■ **Problem details**: Could you copy every line from the material below in which "this" appears?

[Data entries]
___

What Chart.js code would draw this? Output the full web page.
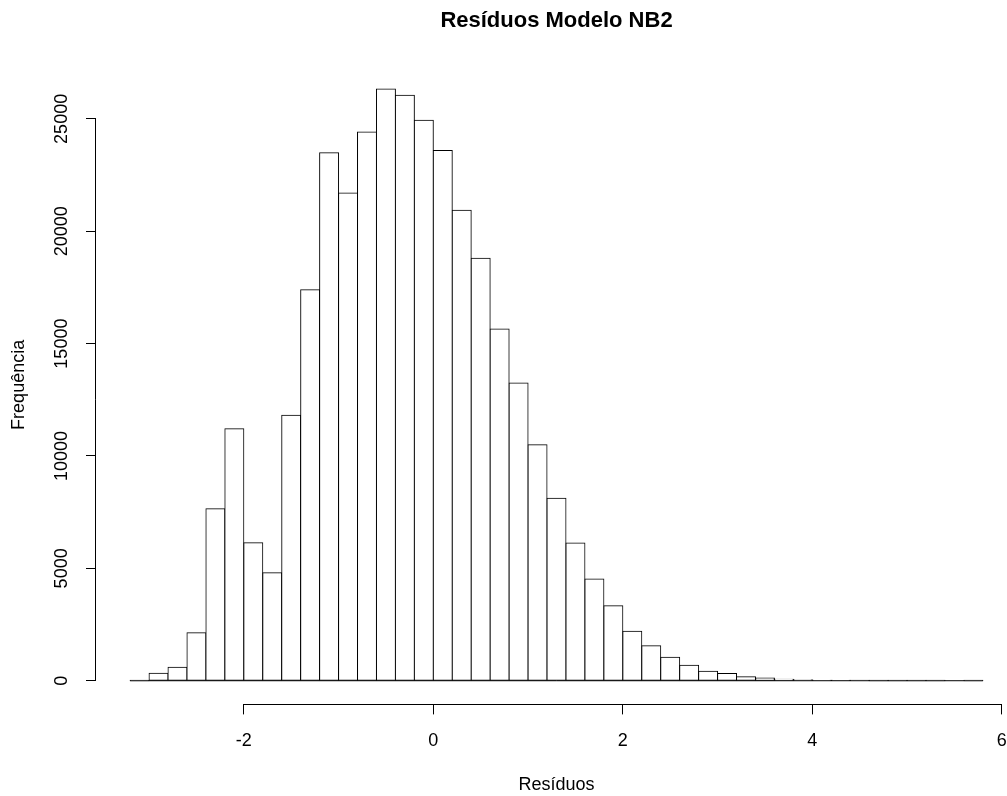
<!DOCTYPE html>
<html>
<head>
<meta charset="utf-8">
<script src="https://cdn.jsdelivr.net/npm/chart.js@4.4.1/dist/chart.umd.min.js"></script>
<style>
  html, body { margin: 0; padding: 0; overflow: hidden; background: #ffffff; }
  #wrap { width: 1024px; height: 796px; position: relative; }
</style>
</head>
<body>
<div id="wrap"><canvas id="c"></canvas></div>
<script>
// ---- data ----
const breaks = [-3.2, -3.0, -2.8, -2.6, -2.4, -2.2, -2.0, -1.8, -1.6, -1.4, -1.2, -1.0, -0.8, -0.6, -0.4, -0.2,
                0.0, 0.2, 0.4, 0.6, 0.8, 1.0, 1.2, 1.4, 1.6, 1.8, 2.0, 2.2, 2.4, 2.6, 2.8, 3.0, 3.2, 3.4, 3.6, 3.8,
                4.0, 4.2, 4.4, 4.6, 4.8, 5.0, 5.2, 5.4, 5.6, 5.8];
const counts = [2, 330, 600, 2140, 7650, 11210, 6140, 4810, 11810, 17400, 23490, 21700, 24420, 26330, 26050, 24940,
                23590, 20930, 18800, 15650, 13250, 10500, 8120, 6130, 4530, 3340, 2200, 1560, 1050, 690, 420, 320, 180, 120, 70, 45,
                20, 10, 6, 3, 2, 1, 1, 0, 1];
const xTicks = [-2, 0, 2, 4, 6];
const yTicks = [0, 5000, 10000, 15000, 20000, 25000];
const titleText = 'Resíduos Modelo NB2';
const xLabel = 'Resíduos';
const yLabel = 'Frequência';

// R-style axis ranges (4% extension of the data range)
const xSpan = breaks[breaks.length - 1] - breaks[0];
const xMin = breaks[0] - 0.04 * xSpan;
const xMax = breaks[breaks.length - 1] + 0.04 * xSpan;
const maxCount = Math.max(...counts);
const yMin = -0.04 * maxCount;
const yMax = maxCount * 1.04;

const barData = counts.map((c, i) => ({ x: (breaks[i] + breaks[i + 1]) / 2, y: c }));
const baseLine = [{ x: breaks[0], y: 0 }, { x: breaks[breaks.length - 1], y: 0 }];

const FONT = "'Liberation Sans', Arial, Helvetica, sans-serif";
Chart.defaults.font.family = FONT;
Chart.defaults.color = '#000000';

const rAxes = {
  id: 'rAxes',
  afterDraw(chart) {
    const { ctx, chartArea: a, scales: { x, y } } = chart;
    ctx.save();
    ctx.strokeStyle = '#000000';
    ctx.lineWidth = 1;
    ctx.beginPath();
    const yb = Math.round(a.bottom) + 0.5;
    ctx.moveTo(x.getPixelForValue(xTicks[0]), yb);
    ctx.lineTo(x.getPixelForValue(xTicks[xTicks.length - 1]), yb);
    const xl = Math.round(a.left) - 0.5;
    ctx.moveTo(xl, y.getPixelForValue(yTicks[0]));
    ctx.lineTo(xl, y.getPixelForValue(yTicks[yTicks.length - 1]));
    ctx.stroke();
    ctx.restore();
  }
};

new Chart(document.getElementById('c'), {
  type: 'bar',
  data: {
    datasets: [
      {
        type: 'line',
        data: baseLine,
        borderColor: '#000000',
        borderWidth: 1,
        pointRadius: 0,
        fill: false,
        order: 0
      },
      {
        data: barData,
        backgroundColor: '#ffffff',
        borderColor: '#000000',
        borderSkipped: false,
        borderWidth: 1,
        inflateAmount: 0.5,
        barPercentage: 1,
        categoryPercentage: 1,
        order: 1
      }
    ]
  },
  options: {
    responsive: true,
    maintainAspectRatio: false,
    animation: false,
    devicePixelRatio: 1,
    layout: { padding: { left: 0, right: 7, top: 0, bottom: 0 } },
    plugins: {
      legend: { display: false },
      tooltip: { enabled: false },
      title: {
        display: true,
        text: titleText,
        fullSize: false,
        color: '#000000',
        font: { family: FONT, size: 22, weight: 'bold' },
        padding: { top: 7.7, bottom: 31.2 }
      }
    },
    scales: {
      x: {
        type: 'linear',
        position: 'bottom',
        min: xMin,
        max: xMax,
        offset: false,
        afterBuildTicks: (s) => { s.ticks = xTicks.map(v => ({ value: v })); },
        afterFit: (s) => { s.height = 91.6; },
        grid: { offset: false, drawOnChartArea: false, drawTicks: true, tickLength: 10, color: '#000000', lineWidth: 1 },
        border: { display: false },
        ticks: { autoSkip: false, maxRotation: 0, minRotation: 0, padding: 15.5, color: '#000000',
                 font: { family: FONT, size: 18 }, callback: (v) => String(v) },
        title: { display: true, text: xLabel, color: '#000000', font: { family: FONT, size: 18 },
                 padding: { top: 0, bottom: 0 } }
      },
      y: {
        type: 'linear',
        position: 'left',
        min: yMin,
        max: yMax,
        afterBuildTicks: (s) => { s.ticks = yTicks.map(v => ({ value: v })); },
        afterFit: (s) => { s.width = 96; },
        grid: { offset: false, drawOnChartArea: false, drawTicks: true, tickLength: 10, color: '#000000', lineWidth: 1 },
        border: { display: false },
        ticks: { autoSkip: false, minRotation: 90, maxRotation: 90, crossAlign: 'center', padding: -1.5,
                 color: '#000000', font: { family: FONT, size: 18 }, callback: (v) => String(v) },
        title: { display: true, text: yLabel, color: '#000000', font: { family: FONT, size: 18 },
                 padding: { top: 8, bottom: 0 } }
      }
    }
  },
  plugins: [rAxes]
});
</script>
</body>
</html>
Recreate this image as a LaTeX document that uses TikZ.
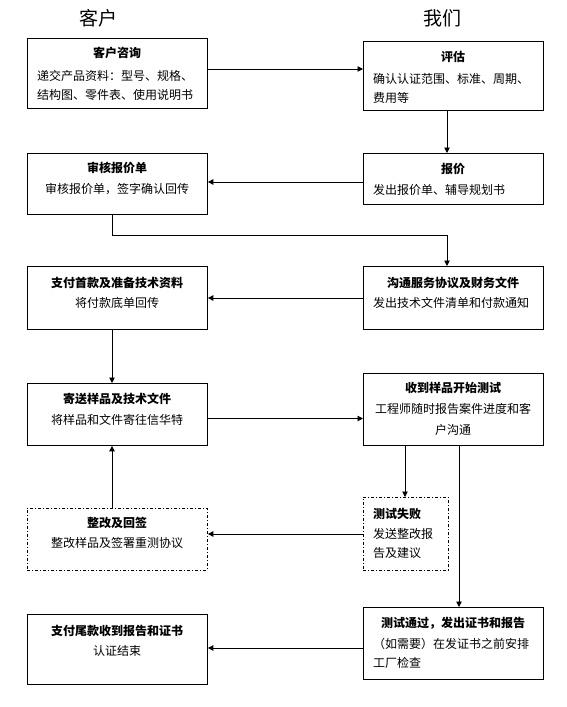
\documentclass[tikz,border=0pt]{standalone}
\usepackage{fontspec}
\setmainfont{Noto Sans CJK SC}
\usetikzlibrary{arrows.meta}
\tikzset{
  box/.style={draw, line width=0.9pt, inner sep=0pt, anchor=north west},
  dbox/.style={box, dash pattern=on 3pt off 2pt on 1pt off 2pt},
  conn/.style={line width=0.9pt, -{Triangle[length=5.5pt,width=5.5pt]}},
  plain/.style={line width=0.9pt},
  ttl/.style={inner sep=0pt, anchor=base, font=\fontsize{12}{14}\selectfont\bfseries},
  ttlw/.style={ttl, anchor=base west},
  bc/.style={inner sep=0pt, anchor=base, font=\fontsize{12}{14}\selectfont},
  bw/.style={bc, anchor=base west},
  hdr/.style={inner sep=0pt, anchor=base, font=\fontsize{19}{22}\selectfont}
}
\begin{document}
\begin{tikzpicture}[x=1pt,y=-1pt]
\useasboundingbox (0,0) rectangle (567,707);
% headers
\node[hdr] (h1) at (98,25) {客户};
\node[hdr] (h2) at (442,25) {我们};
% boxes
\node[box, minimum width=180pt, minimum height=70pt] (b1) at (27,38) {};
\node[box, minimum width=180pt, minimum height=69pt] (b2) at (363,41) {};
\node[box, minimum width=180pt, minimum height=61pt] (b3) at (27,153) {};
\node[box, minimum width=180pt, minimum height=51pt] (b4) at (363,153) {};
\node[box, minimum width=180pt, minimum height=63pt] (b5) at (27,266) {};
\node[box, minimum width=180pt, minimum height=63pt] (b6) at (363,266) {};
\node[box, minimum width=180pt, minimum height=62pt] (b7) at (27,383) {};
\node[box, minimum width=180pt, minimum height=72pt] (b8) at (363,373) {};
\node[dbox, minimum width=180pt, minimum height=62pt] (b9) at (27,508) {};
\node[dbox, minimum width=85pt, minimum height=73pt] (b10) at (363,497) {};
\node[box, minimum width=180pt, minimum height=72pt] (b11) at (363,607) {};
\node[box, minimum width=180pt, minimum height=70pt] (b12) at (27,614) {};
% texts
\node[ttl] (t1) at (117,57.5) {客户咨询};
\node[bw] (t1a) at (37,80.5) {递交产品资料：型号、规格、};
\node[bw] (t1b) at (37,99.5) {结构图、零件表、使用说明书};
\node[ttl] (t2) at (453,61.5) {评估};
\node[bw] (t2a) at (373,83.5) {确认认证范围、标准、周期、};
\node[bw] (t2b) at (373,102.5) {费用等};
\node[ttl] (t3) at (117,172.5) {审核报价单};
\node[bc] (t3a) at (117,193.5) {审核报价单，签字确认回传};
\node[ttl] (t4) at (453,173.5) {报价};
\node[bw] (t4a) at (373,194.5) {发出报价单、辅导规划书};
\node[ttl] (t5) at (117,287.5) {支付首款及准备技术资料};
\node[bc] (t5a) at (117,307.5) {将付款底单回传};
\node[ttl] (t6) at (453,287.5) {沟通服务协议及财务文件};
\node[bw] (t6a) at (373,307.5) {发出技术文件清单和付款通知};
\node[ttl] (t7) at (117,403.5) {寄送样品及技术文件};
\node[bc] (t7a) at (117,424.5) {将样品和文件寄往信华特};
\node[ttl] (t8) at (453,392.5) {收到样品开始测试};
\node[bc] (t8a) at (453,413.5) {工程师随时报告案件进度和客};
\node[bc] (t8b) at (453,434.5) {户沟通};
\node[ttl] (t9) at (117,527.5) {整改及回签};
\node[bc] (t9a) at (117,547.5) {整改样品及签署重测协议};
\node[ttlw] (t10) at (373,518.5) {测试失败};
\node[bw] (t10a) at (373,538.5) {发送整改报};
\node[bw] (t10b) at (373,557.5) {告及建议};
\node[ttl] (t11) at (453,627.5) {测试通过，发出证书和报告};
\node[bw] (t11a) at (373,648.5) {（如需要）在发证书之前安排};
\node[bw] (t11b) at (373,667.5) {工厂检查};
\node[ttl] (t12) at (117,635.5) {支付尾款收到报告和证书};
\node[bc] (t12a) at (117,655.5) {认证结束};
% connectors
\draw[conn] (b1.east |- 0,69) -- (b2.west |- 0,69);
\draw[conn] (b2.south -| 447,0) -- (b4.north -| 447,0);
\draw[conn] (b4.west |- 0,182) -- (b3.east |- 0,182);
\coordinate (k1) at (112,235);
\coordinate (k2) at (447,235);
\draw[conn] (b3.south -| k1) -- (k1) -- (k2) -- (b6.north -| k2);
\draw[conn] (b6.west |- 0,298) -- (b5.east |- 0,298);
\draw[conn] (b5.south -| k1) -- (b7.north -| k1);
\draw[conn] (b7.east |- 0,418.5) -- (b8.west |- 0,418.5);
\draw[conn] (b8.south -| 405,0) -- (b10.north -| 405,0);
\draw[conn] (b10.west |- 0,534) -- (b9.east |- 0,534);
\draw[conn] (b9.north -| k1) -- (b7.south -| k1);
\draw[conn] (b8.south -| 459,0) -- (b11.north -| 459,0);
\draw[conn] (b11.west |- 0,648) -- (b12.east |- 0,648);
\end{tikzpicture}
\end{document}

___

■ **Exercise answer**:
What Chart.js code would draw this? Output the full web page.
Recreate this image as a LaTeX document that uses TikZ.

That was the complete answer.